Ida Straus, unlike Rose, in Cameron’s (fictional) ‘Titanic’ refused to leave her husband stating that she would go where her husband would go, when the Captain ordered all women and children to leave the sinking ship. As time passed, the band on the Titanic, led by Wallace Hartley, played to try to keep the passengers calm. No one really thought that the ‘unsinkable’ ship was in any real trouble.JC Middleton, a businessmen and his wife booked passage on March 23, to sail in Titanic; a week later he experienced a terrible dream in two consecutive days - he saw the Titanic go down in mid-ocean and hundreds of people struggling frantically in water. They cancelled the booking.
Cursed ‘Hope Diamond’
It was rumored that the cursed ‘Hope Diamond’ was on Titanic; but later found, it was in the possession of a citizen in Washington. Then there was the rumor that a cursed Egyptian mummy, ‘Amen-Ra’ (Ship-wrecker) on board was the reason the ship sank which also proved false. The bottle of Champaign used to Christening the ship did not break at first swing was another big lie, as it was established that the owners did not believe in the custom.
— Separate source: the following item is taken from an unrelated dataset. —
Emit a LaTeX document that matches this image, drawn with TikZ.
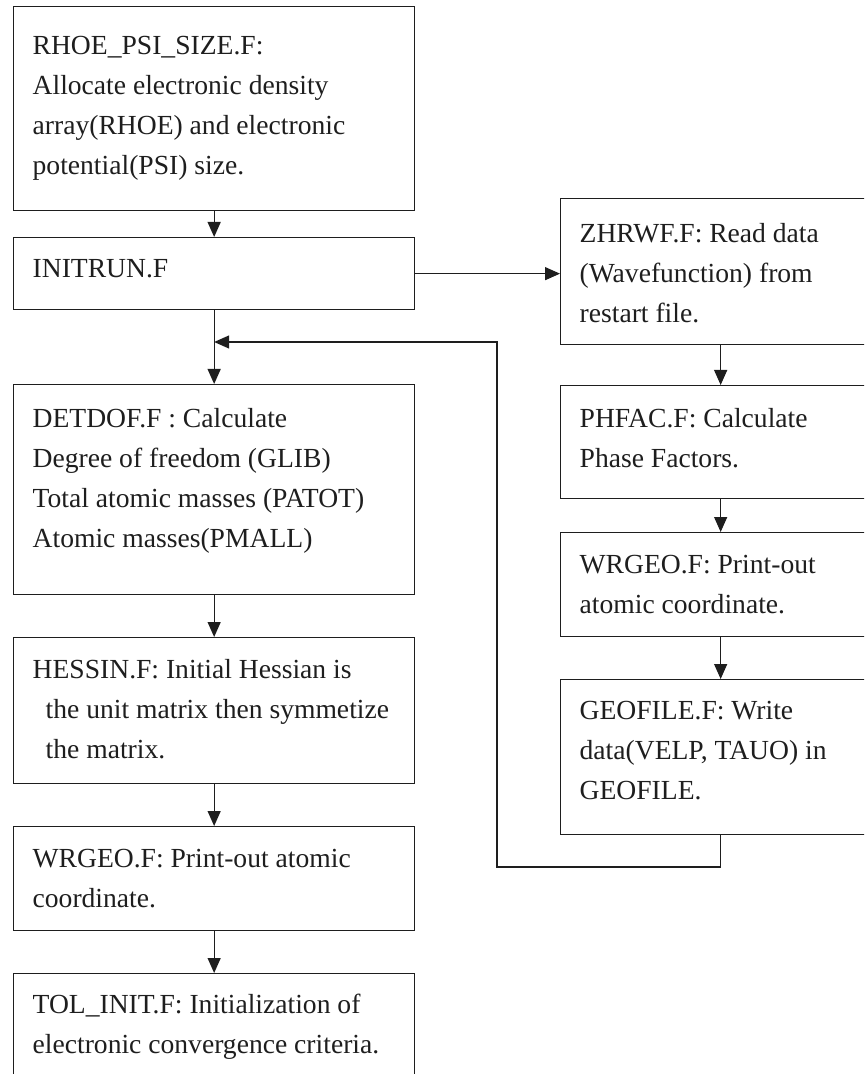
\documentclass[tikz,border=0pt]{standalone}
\usepackage{fontspec}
\setmainfont{Liberation Serif}
\usetikzlibrary{arrows.meta,calc}
\definecolor{ink}{HTML}{1E1E1E}
\newcommand{\boxfont}{\fontsize{13.8}{20}\selectfont}
% box text: [first baseline]{width}{height}{lines}
\newcommand{\boxtext}[4][20.5pt]{\parbox[c][#3][t]{#2}{\leftskip=9.5pt\rule{0pt}{#1}#4}}
\tikzset{
  box/.style={draw=ink,line width=0.65pt,anchor=north west,inner sep=0pt,font=\boxfont,text=ink},
  flow/.style={-{Triangle[length=7.5pt,width=6.5pt]},draw=ink,line width=0.65pt}}

\begin{document}
\begin{tikzpicture}[x=0.5pt,y=-0.5pt]
\useasboundingbox (0,0) rectangle (864,1074);
\clip (0,0) rectangle (864,1074);
% left column
\node[box] (rhoe) at (13,6) {\boxtext[24pt]{200.5pt}{102pt}{RHOE\_PSI\_SIZE.F:\\Allocate electronic density\\array(RHOE) and electronic\\potential(PSI) size.}};
\node[box] (initrun) at (13,237) {\boxtext[20pt]{200.5pt}{36pt}{INITRUN.F}};
\node[box] (detdof) at (13,384) {\boxtext[21.5pt]{200.5pt}{105pt}{DETDOF.F : Calculate\\Degree of freedom (GLIB)\\Total atomic masses (PATOT)\\Atomic masses(PMALL)}};
\node[box] (hessin) at (13,637) {\boxtext{200.5pt}{73pt}{HESSIN.F: Initial Hessian is\\\hspace*{6.5pt}the unit matrix then symmetize\\\hspace*{6.5pt}the matrix.}};
\node[box] (wrgeoa) at (13,826) {\boxtext{200.5pt}{52pt}{WRGEO.F: Print-out atomic\\coordinate.}};
\node[box] (tolinit) at (13,973) {\boxtext[20pt]{200.5pt}{65pt}{TOL\_INIT.F: Initialization of\\electronic convergence criteria.}};
% right column
\node[box] (zhrwf) at (560,198) {\boxtext[22pt]{160pt}{73pt}{ZHRWF.F: Read data\\(Wavefunction) from\\restart file.}};
\node[box] (phfac) at (560,385) {\boxtext[21pt]{160pt}{56.5pt}{PHFAC.F: Calculate\\Phase Factors.}};
\node[box] (wrgeob) at (560,532) {\boxtext{160pt}{52pt}{WRGEO.F: Print-out\\atomic coordinate.}};
\node[box] (geofile) at (560,679) {\boxtext[20pt]{160pt}{77.5pt}{GEOFILE.F: Write\\data(VELP, TAUO) in\\GEOFILE.}};
% connectors
\draw[flow] (rhoe) -- (initrun);
\draw[flow] (initrun) -- (detdof);
\draw[flow] (detdof) -- (hessin);
\draw[flow] (hessin) -- (wrgeoa);
\draw[flow] (wrgeoa) -- (tolinit);
\draw[flow] (initrun.east) -- (initrun.east -| zhrwf.west);
\draw[flow] (zhrwf) -- (phfac);
\draw[flow] (phfac) -- (wrgeob);
\draw[flow] (wrgeob) -- (geofile);
% loop back
\coordinate (loopdown) at (497,867);
\coordinate (loopup) at (497,342);
\draw[flow] (geofile.south) |- (loopdown) -- (loopup) -- (loopup -| initrun.south);
\end{tikzpicture}
\end{document}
Surprisingly, little is known about Captain John Smith’s actions in the last two hours of the ship’s life. His legendary skills of leadership seem to have left him. He was curiously indecisive and unusually cautious. He was last seen in the bridge having given the final order to abandon the ship. Captain Smith’s wife, Sarah died in a road accident in 1931, his daughter Helen’s husband, Gilbertson died of black water fever. Helen married a second time in 1922, their twin children Simon died in World War ll in 1944, Pricilla, the other died of polio in 1947. Helen’s second husband died in a hunting accident in 1930.
Around 2.18 am on April 15, (local time 11.07 am) with over 1,500 humans aboard, the ship had risen vertically and began to split between the third and fourth funnels. The first half began its long journey to the bottom two miles below. The other section was filled with hundreds of passengers clutching to what ever they could get their hands on, hoping for a miracle, but that never came.